At that age, people should feel that they have the world at their feet, that they are indestructible and that their futures are blindingly bright...


That she repeated her O-levels multiple times points to the fallacy that success in life, which we equate to financial success, flows from academic achievement. And only from a specific education, the one that leads to professional qualifications.

We are involved in one big conspiracy, where the emphasis of our education system is to obtain good marks and not to teach us how to learn, which was the original intent of education.

Which makes sense because documented knowledge was limited then, relative to the current situation, so learning was intended to encourage an inquiring mind, a mind straining against the boundaries of known knowledge.

"What is happening now is that, as a means to market our institutions, we are putting our kids under pressure to churn out four-in-fours and eight-in-eights by cramming information into their little heads and sucking the joy of childhood out of them with loads of homework and ungodly school hours. The unintended consequence of this being that we are graduating self-absorbed, zombies that are good for regurgitating what they have learnt but struggle in the real world where everything is in a constant state of flux....

Essentially we are setting our children up for failure.

Robert Kiyosaki author of the book Rich Dad, Poor Dad says that A-student end up working for C- students. 

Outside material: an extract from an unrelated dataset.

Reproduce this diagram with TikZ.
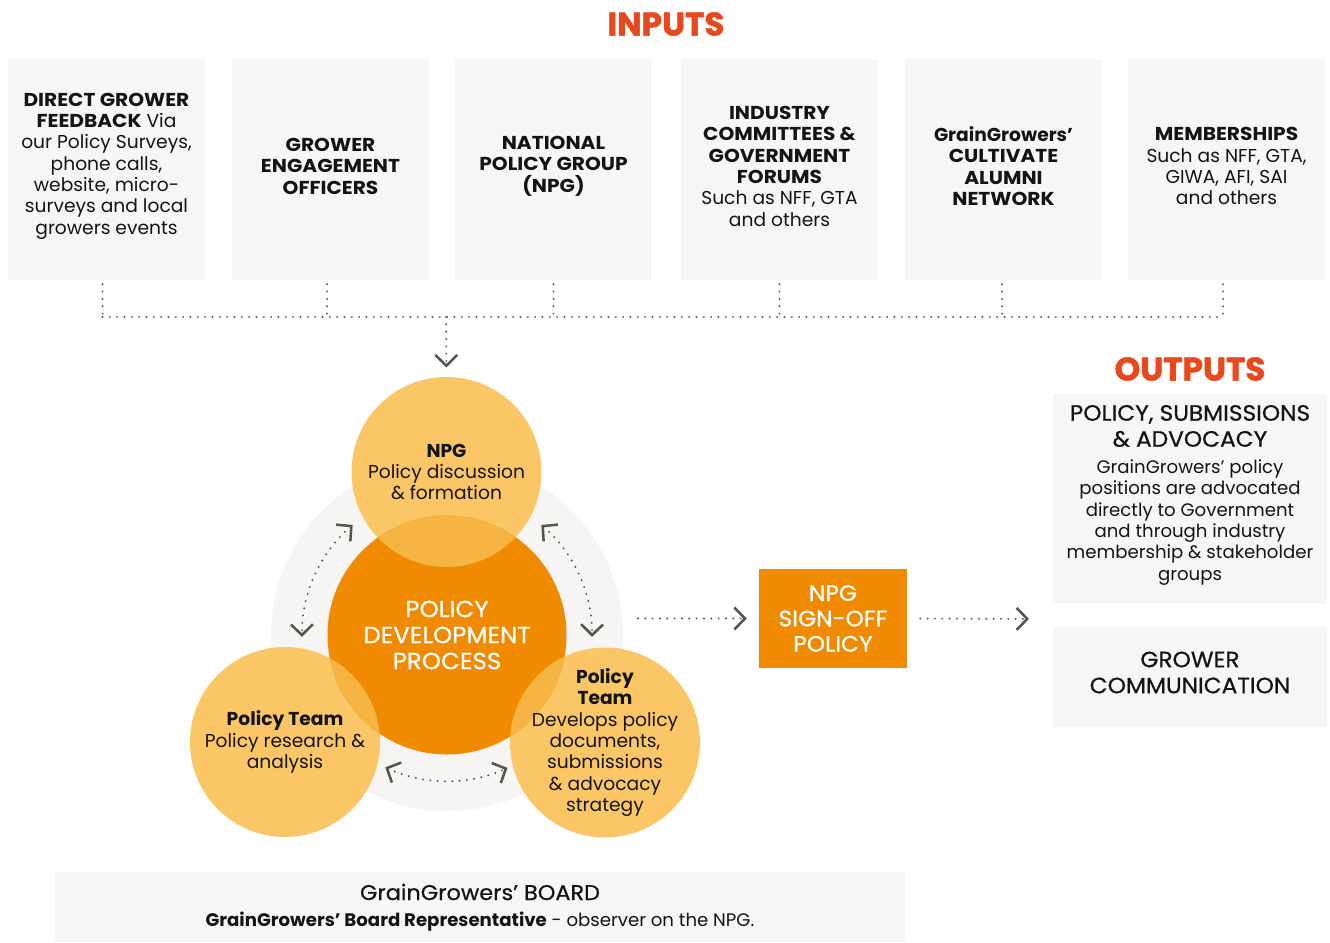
\documentclass[tikz,border=0pt]{standalone}
\usepackage{fontspec}
\usetikzlibrary{arrows.meta}
\setmainfont{Poppins}
\newfontfamily\capbf{Poppins}[FakeStretch=1.08]
\newfontfamily\medf{Poppins}[FakeStretch=1.05,FakeBold=0.6]
\newfontfamily\blkf{Poppins}[FakeBold=1.5]
\newcommand\capb[1]{{\capbf\bfseries #1}}
\definecolor{ttlc}{HTML}{E8491C}
\definecolor{boxg}{HTML}{F7F6F4}
\definecolor{orng}{HTML}{F08A00}
\definecolor{ylw}{HTML}{FBC766}
\definecolor{amb}{HTML}{F6B443}
\definecolor{faint}{HTML}{F6F5F3}
\definecolor{arr}{HTML}{55554F}
\definecolor{txt}{HTML}{141414}
\tikzset{
  chev/.tip={Straight Barb[length=8pt,width=16.5pt,line width=1.9pt]},
  dotl/.style={draw=arr, line width=1.6pt, line cap=round, dash pattern=on 0pt off 5.5pt},
  ttl/.style={font=\blkf\bfseries\fontsize{24.5}{26}\selectfont, text=ttlc, inner sep=0pt},
  inbox/.style={fill=boxg, minimum width=197*0.75pt, minimum height=221*0.75pt, inner sep=0pt},
  intext/.style={align=center, font=\fontsize{14}{16}\selectfont, text=txt, inner sep=0pt},
  ycirc/.style={circle, fill=ylw, minimum size=190*0.75pt, inner sep=0pt},
  ctext/.style={align=center, text=txt, inner sep=0pt, font=\fontsize{14}{16.1}\selectfont},
  ocirc/.style={circle, fill=orng, minimum size=239*0.75pt, inner sep=0pt, align=center, text=white, font=\medf\fontsize{17.5}{19.5}\selectfont},
  sobox/.style={fill=orng, minimum width=148*0.75pt, minimum height=99*0.75pt, inner sep=0pt, align=center, text=white, font=\medf\fontsize{16.7}{19}\selectfont},
  outbox/.style={fill=boxg, minimum width=274*0.75pt, inner sep=0pt},
  outhead/.style={align=center, text=txt, inner sep=0pt, font=\medf\fontsize{16.6}{19.5}\selectfont},
  outbody/.style={align=center, text=txt, inner sep=0pt, font=\fontsize{13.6}{16}\selectfont},
}
\begin{document}
\begin{tikzpicture}[x=0.75pt,y=-0.75pt]
\useasboundingbox[fill=white] (0,0) rectangle (1330,942);

% titles
\node[ttl] (tin) at (666,24) {INPUTS};
\node[ttl] (tout) at (1190,369) {OUTPUTS};

% input boxes
\node[inbox] (b1) at (106.5,169.5) {};
\node[inbox] (b2) at (330.5,169.5) {};
\node[inbox] (b3) at (553.5,169.5) {};
\node[inbox] (b4) at (779.5,169.5) {};
\node[inbox] (b5) at (1003.5,169.5) {};
\node[inbox] (b6) at (1226.5,169.5) {};
\node[intext] (t1) at ([yshift=2.5pt]b1.center) {\capb{DIRECT GROWER}\\\capb{FEEDBACK} Via\\our Policy Surveys,\\phone calls,\\website, micro-\\surveys and local\\growers events};
\node[intext] (t2) at ([yshift=2.5pt]b2.center) {\capb{GROWER}\\\capb{ENGAGEMENT}\\\capb{OFFICERS}};
\node[intext] (t3) at ([yshift=2.5pt]b3.center) {\capb{NATIONAL}\\\capb{POLICY GROUP}\\\capb{(NPG)}};
\node[intext] (t4) at ([yshift=2.5pt]b4.center) {\capb{INDUSTRY}\\\capb{COMMITTEES \&}\\\capb{GOVERNMENT}\\\capb{FORUMS}\\Such as NFF, GTA\\and others};
\node[intext] (t5) at ([yshift=2.5pt]b5.center) {\textbf{GrainGrowers’}\\\capb{CULTIVATE}\\\capb{ALUMNI}\\\capb{NETWORK}};
\node[intext] (t6) at ([yshift=2.5pt]b6.center) {\capb{MEMBERSHIPS}\\Such as NFF, GTA,\\GIWA, AFI, SAI\\and others};

% bus
\coordinate (bus) at (446,317);
\foreach \b/\dx in {b1/-3,b2/-2.6,b3/0,b4/0,b5/-1.1,b6/-2.6}{
  \draw[dotl, shorten <=3pt] ([xshift=\dx pt]\b.south) -- ([xshift=\dx pt]\b.south |- bus);
}
\draw[dotl] ([xshift=-3pt]b1.south |- bus) -- ([xshift=-2.6pt]b6.south |- bus);

% circles
\node[circle, fill=faint, minimum size=352*0.75pt, inner sep=0pt] (ring) at (447,635) {};
\node[ycirc] (npg) at (446.5,472) {};
\node[ycirc] (ptl) at (285,742) {};
\node[ycirc] (ptr) at (605,742.5) {};
\node[ocirc] (pdp) at (447,635) {POLICY\\DEVELOPMENT\\PROCESS};
\begin{scope}
  \clip (pdp.center) circle[radius=119.5];
  \fill[amb] (npg.center) circle[radius=95];
  \fill[amb] (ptl.center) circle[radius=95];
  \fill[amb] (ptr.center) circle[radius=95];
\end{scope}
\node[ctext] (npgt) at (npg.center) {\textbf{NPG}\\Policy discussion\\\& formation};
\node[ctext] (ptlt) at (ptl.center) {\textbf{Policy Team}\\Policy research \&\\analysis};
\node[ctext] (ptrt) at (ptr.center) {\textbf{Policy}\\\textbf{Team}\\Develops policy\\documents,\\submissions\\\& advocacy\\strategy};

\draw[dotl, -chev, shorten >=7pt] (bus) -- (npg.north);

% cycle arrows
\coordinate (l1) at ([shift={(-130.6:145)}]pdp.center);
\coordinate (r1) at ([shift={(-49.4:145)}]pdp.center);
\coordinate (m1) at ([shift={(115:146)}]pdp.center);
\draw[dotl, chev-chev] (l1) arc[start angle=-130.6, end angle=-180.7, radius=145];
\draw[dotl, chev-chev] (r1) arc[start angle=-49.4, end angle=0.7, radius=145];
\draw[dotl, chev-chev] (m1) arc[start angle=115, end angle=65.5, radius=146];

% sign-off
\node[sobox] (so) at (833,618.5) {NPG\\SIGN-OFF\\POLICY};
\draw[dotl, -chev, shorten <=11pt, shorten >=9pt] (so.west -| ring.east) -- (so.west);
\coordinate (outs) at (1053,619);
\draw[dotl, -chev, shorten <=9.75pt, shorten >=18pt] (so.east) -- (outs);

% outputs
\node[outbox, minimum height=210*0.75pt] (o1) at (1190,499) {};
\node[outhead] (o1h) at (1190,426) {POLICY, SUBMISSIONS\\\& ADVOCACY};
\node[outbody] (o1b) at (1190,522.5) {GrainGrowers’ policy\\positions are advocated\\directly to Government\\and through industry\\membership \& stakeholder\\groups};
\node[outbox, minimum height=100*0.75pt] (o2) at (1190,677) {};
\node[outhead] (o2h) at (1190,672.5) {GROWER\\COMMUNICATION};

% board
\node[fill=boxg, minimum width=850*0.75pt, minimum height=70*0.75pt, inner sep=0pt] (board) at (480,907) {};
\node[outhead, font=\medf\fontsize{16}{19}\selectfont] (bh) at (480,892) {GrainGrowers’ BOARD};
\node[text=txt, inner sep=0pt, font=\fontsize{13.6}{16}\selectfont] (bt) at (480,922) {\textbf{GrainGrowers’ Board Representative} - observer on the NPG.};
\end{tikzpicture}
\end{document}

"His observation is that A-students who have excelled in an education system that does not tolerate failure, discourages partnership and puts a high premium on theory and rote knowledge is the worst training ground for developing entrepreneurs, businessmen, wealth creators.

However the C-students, rejected by the system are better suited to succeed financially because they are used to failure, knowing their intellectual limitations are more ready to collaborate and being outside the mainstream are used to swimming against the tide. The perfect qualifications to survive in business...


You don’t have to take his word for it. 

Look around you who are the most successful people – even by our warped standards of success? It is not the brightest students, but more likely it’s the people who know how to collaborate, lead and generally get things done.

The richer members of our society are no longer looking for grades. They are looking to grow rounded adults, exposed men and women equipped to operate in a globalised world. They can afford it.

"For the rest of us mere mortals it would be important for us to take a step back and ask ourselves whether forcing our kids into the latest meat factory to cram how to read, write and count is the best preparation for a future where knowledge is pervasive. In the future it will not be what is contained in one’s head that will count but whether one can find the information needed and manipulate it to solve the pressing questions of the day...  

Pressure is good. If handled well it forces us to expand our limits and grow. However it can be applied to the wrong priorities and count for nothing.

For Joan we all owe her an apology. For not only forcing her down a path that clearly did not fit her skill set but also for not providing her the alternatives and supporting her in exploring them.

Joan is an extreme case but we see the pressure piling on our children’s little bodies as they brave the freezing pre-dawn cold to school laden with bags as heavy as themselves. Is it any wonder that our children are giving up on life before they have started living?